Cultural Pluralism: The American Case
American society the persistence of ethnic groups over many generations after their immigration. There is a tendency for individuals to continue to conduct their primary group relations within an ethnic context. The choice of close friends or marital partners is strongly dictated by ethnicity.

Many have argued that in the USA the cultural pluralism rather than assimilation is the desirable end product of American inter ethnic relations.

Corporate Pluralism: Non-American Cases
In this pluralistic system ethnic units are formally recognized by the government, and political and economic power is allocated on the basis of an ethnic formula. In this type of pluralism, cultural and structural separation are emphasized

A. Competitive Race Relations
In equalitarian pluralistic relations are realized in full only in slave or classic colonial systems. These are competitive race relations. When the society's economic based changes from agrarianism to industrialization such competitive relations replace paternalistic relations.

B. Internal Colonialism
Is a type of inequalitiarian pluralism characteristic of societies like the United States where ethnic relations follow the assimilation model. Political and economic domination practised over the native, population. Here racial-ethnic groups are treated in a colonial fashion.

C. Annihilation or Expulsion
In equalitarian pluralism may reach an extreme form in the expulsion or even annihilation of minority ethnic groups.

The Variability of Ethnic Relations

(1) These models are better at predicting the outcomes of ethnic relations for white ethnic groups.

(2) Groups can move along two or more paths to assimilation concurrently.

(3) None of these conditions is irreversible.

(4) The degree of conflict is characteristic of all three general patterns

(5) Any of these processes or outcomes whether a form of assimilation or pluralism ultimately depends on the objective of both the dominant and minority groups.

Typologies of Multiethnic Societies

Colonial Societies
The dominant group has ordinarily entered as conqueror of physically distinct indigenous groups or has brought the minority groups to the society. Generally agrarian or pre-industrial, with labor intensive economies. This exploitative system is driven by a racist ideology. Social segregation is maximized, and the rules of interaction are explicitly defined and enforced. Members of the dominant group are afforded privileges. Little or no mobility for individuals or groups within this system.

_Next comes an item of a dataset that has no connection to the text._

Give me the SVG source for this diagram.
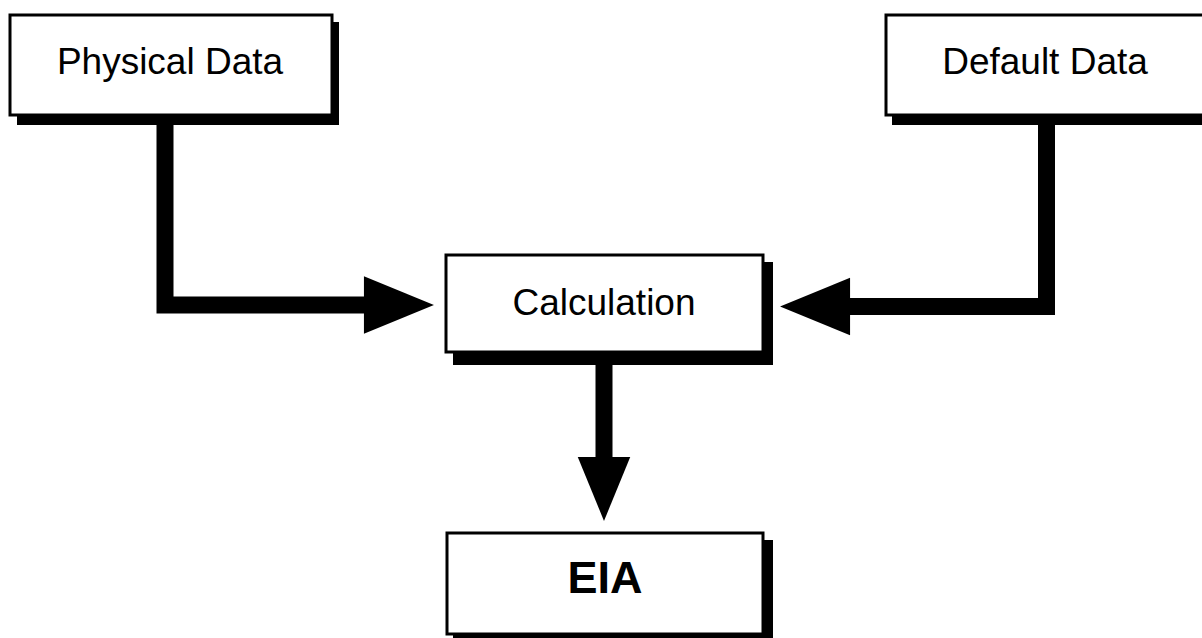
<svg xmlns="http://www.w3.org/2000/svg" width="1202" height="638" viewBox="0 0 1202 638">
<defs>
<style>
.shadow{fill:#000}
.box{fill:#fff;stroke:#000;stroke-width:3}
.lbl{font-family:"Liberation Sans",Arial,Helvetica,sans-serif;font-size:37px;fill:#000;text-anchor:middle}
.big{font-size:45px;font-weight:bold}
.conn{fill:none;stroke:#000;stroke-width:17;stroke-linejoin:miter;stroke-linecap:butt}
</style>
<marker id="ah" markerUnits="userSpaceOnUse" markerWidth="70" markerHeight="60" viewBox="0 -28 66 56" refX="1" refY="0" orient="auto" overflow="visible">
<polygon points="0,-27 66,0 0,27" fill="#000"/>
</marker>
<marker id="ahd" markerUnits="userSpaceOnUse" markerWidth="64" markerHeight="56" viewBox="0 -26 61 52" refX="1" refY="0" orient="auto" overflow="visible">
<polygon points="0,-25 61,0 0,25" fill="#000"/>
</marker>
</defs>
<rect width="1202" height="638" fill="#fff"/>
<g id="connectors">
<path class="conn" d="M165 124 L165 305 L365 305" marker-end="url(#ah)"/>
<path class="conn" d="M1046.5 124 L1046.5 306.5 L849 306.5" marker-end="url(#ah)"/>
<path class="conn" d="M604 364 L604 458" marker-end="url(#ahd)"/>
</g>
<g id="physical">
<rect class="shadow" x="17" y="22" width="322" height="103"/>
<rect class="box" x="10" y="15" width="322" height="100"/>
<text class="lbl" x="170" y="74">Physical Data</text>
</g>
<g id="default">
<rect class="shadow" x="892" y="22" width="330" height="103"/>
<rect class="box" x="886" y="15" width="320" height="100"/>
<text class="lbl" x="1045" y="74">Default Data</text>
</g>
<g id="calculation">
<rect class="shadow" x="453" y="262" width="320" height="103"/>
<rect class="box" x="446" y="255" width="317" height="97"/>
<text class="lbl" x="604" y="315">Calculation</text>
</g>
<g id="eia">
<rect class="shadow" x="453" y="540" width="320" height="100"/>
<rect class="box" x="447" y="533" width="316" height="101"/>
<text class="lbl big" x="605" y="593">EIA</text>
</g>
</svg>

Corporate Pluralist Societies
Characterized by cultural and physical separation of ethnic groups, but the key difference between these and colonial societies is the extent to which one group is dominant. Groups are relatively balanced in political and economic power, and no single one is able to exert all its will on all vital societal issues. Group segregation is voluntary. These societies founded on the basis that ethnicity is not to be to be discouraged.

Assimilations Societies
There is no obligation or objective protecting the retention of ethnicity. If ethnic groups survive they do so because of voluntary actions by the groups themselves. There is also a large number of minority ethnic groups in various stages of cultural and structural assimilation. Highly visible ethnic groups are most segregated in social relations and thus less structural assimilated. Those closer to the dominant group in terms of culture and physical appearance are more advantaged. Ethnic relations are competitive.